== RECORDS FOR THIS EXERCISE ==
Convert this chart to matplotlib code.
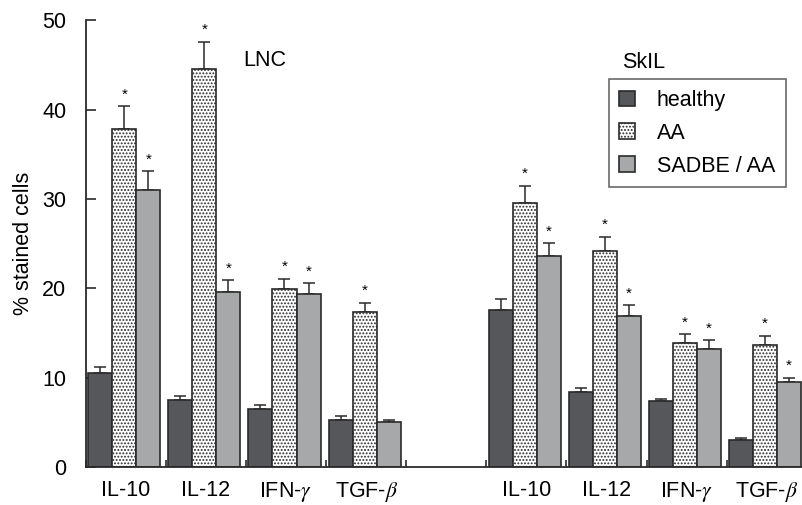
import matplotlib
matplotlib.use("Agg")
import matplotlib.pyplot as plt
import numpy as np

plt.rcParams['font.family'] = ['Liberation Sans', 'DejaVu Sans']
plt.rcParams['mathtext.fontset'] = 'stix'
plt.rcParams['hatch.linewidth'] = 0.9

# categories (slot 4 is the empty gap between LNC and SkIL)
labels = ['IL-10', 'IL-12', r'IFN-$\gamma$', r'TGF-$\beta$', '',
          'IL-10', 'IL-12', r'IFN-$\gamma$', r'TGF-$\beta$']
groups = ['healthy', 'AA', 'SADBE / AA']

healthy = [10.5, 7.5, 6.5, 5.3, None, 17.6, 8.4, 7.35, 3.0]
healthy_err = [0.7, 0.5, 0.4, 0.4, None, 1.2, 0.5, 0.3, 0.3]
aa = [37.8, 44.5, 19.9, 17.3, None, 29.6, 24.2, 13.9, 13.7]
aa_err = [2.6, 3.1, 1.2, 1.1, None, 1.9, 1.6, 1.0, 1.0]
sadbe = [31.0, 19.6, 19.4, 5.0, None, 23.6, 16.9, 13.2, 9.5]
sadbe_err = [2.1, 1.3, 1.2, 0.3, None, 1.5, 1.2, 1.0, 0.5]

# significance marks
aa_star = [1, 1, 1, 1, 0, 1, 1, 1, 1]
sadbe_star = [1, 1, 1, 0, 0, 1, 1, 1, 1]

fig = plt.figure(figsize=(8.02, 5.05), dpi=100)
ax = fig.add_axes([0.107, 0.075, 0.899, 0.885])

edge = '#2a2a2a'
w = 0.3
x = np.arange(len(labels))
series = [
    (healthy, healthy_err, None, dict(color='#55575a', edgecolor=edge)),
    (aa, aa_err, aa_star, dict(color='white', edgecolor=edge, hatch='.....')),
    (sadbe, sadbe_err, sadbe_star, dict(color='#a7a8aa', edgecolor=edge)),
]

handles = []
for k, (vals, errs, stars, style) in enumerate(series):
    xs = [xi + (k - 1) * w - 0.02 for xi, v in zip(x, vals) if v is not None]
    vs = [v for v in vals if v is not None]
    es = [e for e in errs if e is not None]
    b = ax.bar(xs, vs, width=w, linewidth=1.2, label=groups[k], zorder=2, **style)
    handles.append(b)
    ax.errorbar(xs, vs, yerr=[np.zeros(len(es)), es], fmt='none', ecolor=edge,
                elinewidth=1.1, capsize=4.5, capthick=1.1, zorder=1)
    if stars is not None:
        st = [s for s, v in zip(stars, vals) if v is not None]
        for xi, v, e, s in zip(xs, vs, es, st):
            if s:
                ax.text(xi, v + e + 0.5, '*', ha='center', va='bottom', fontsize=11)

ax.set_xlim(-0.5, 8.5)
ax.set_ylim(0, 50)
ax.set_yticks([0, 10, 20, 30, 40, 50])
ax.tick_params(axis='y', direction='in', length=7, width=1.2, labelsize=15.5, pad=14, color=edge)
ax.set_xticks(x)
ax.set_xticklabels(labels, fontsize=15.5)
ax.tick_params(axis='x', which='major', length=0, pad=9)
ax.set_xticks(np.arange(-0.5, 9, 1), minor=True)
ax.tick_params(axis='x', which='minor', direction='in', length=5, width=1.2, color=edge)
for s in ['top', 'right']:
    ax.spines[s].set_visible(False)
for s in ['left', 'bottom']:
    ax.spines[s].set_linewidth(1.3)
    ax.spines[s].set_color(edge)

ax.set_ylabel('% stained cells', fontsize=15.5, labelpad=6)

ax.text(1.46, 45.5, 'LNC', fontsize=15.5, va='center')
ax.text(6.2, 45.3, 'SkIL', fontsize=15.5, va='center')

leg = ax.legend(handles=handles, loc='upper left', bbox_to_anchor=(0.725, 0.868),
                fontsize=15.5, frameon=True, fancybox=False, edgecolor='#444444',
                handlelength=0.75, handleheight=0.75, handletextpad=1.0,
                labelspacing=0.55, borderpad=0.5, borderaxespad=0)
leg.get_frame().set_linewidth(1.2)

fig.savefig('out.png', dpi=100)
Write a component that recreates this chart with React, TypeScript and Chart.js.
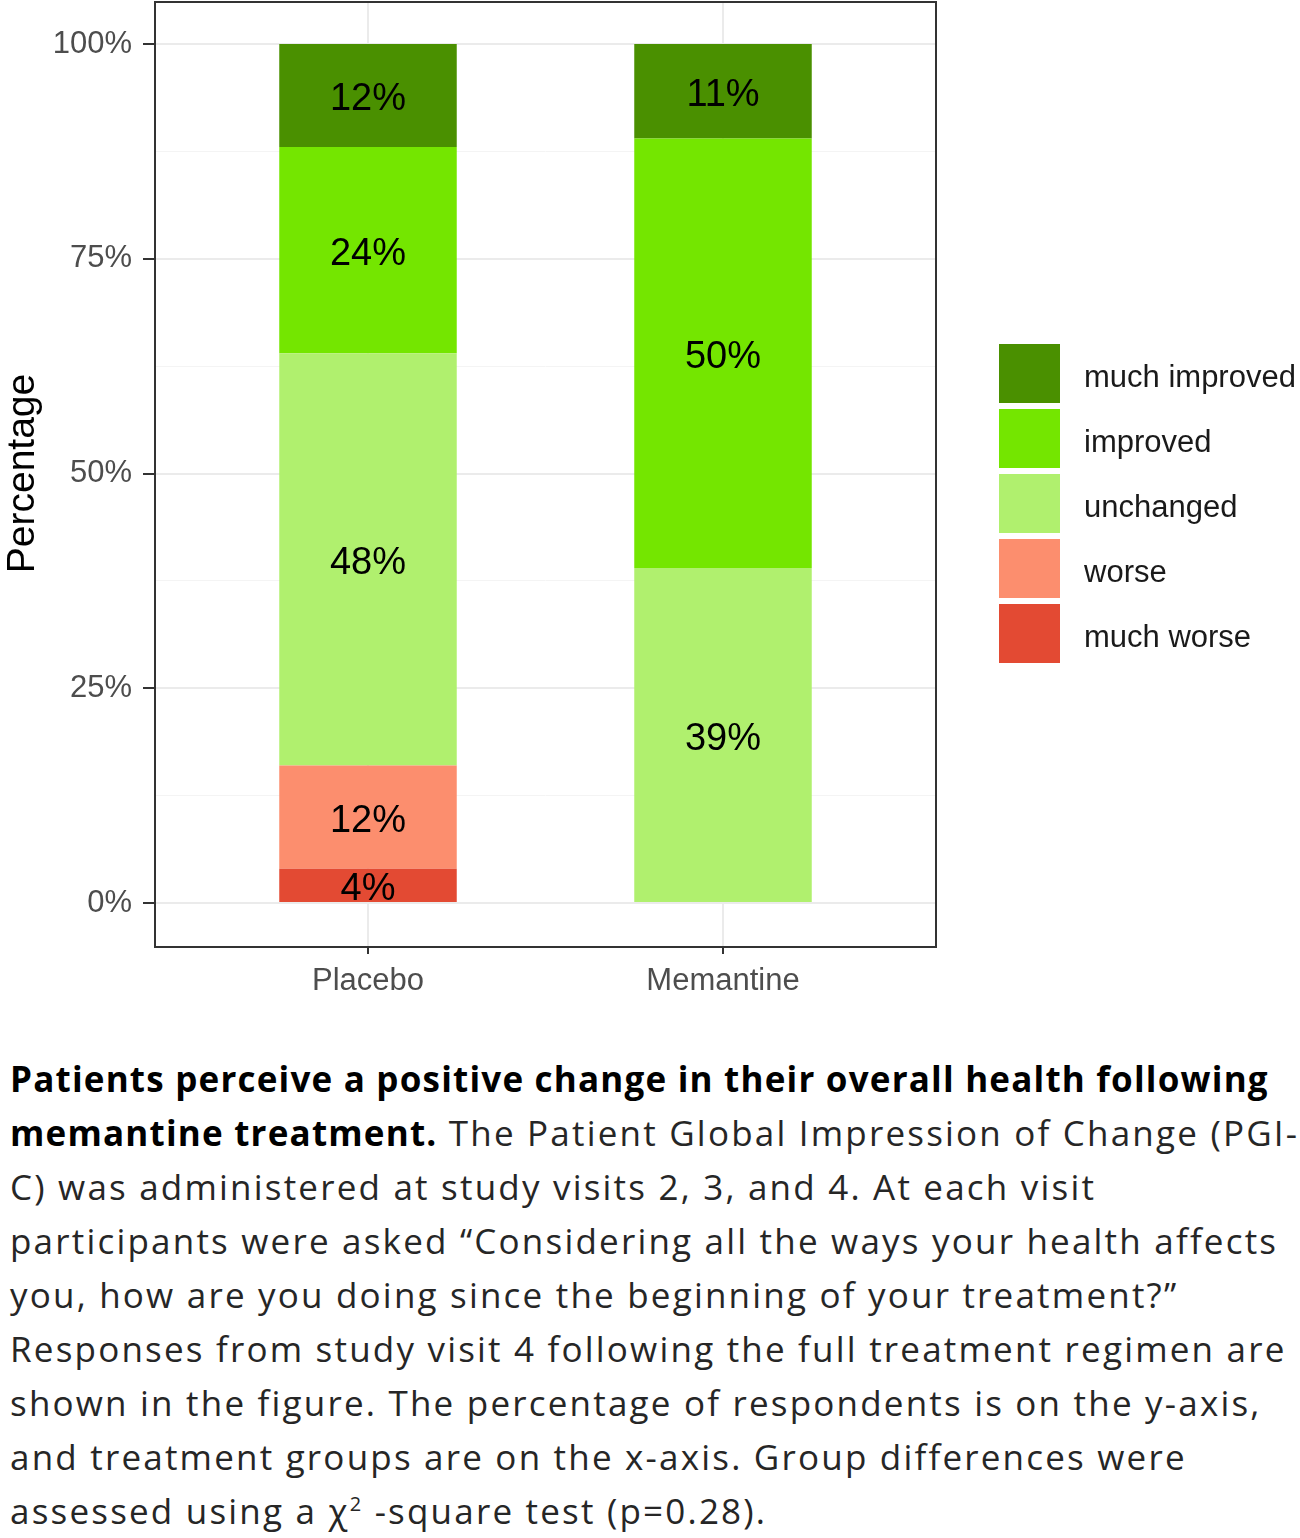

== GIVEN REQUEST ==
Exactly and only the lines from the top of the records down to the line containing "plt.rcParams['hatch.linewidth'] = 0.9" should be transcribed, please, without the pictures.

== WRITTEN RESPONSE ==
Convert this chart to matplotlib code.
import matplotlib
matplotlib.use("Agg")
import matplotlib.pyplot as plt
import numpy as np

plt.rcParams['font.family'] = ['Liberation Sans', 'DejaVu Sans']
plt.rcParams['mathtext.fontset'] = 'stix'
plt.rcParams['hatch.linewidth'] = 0.9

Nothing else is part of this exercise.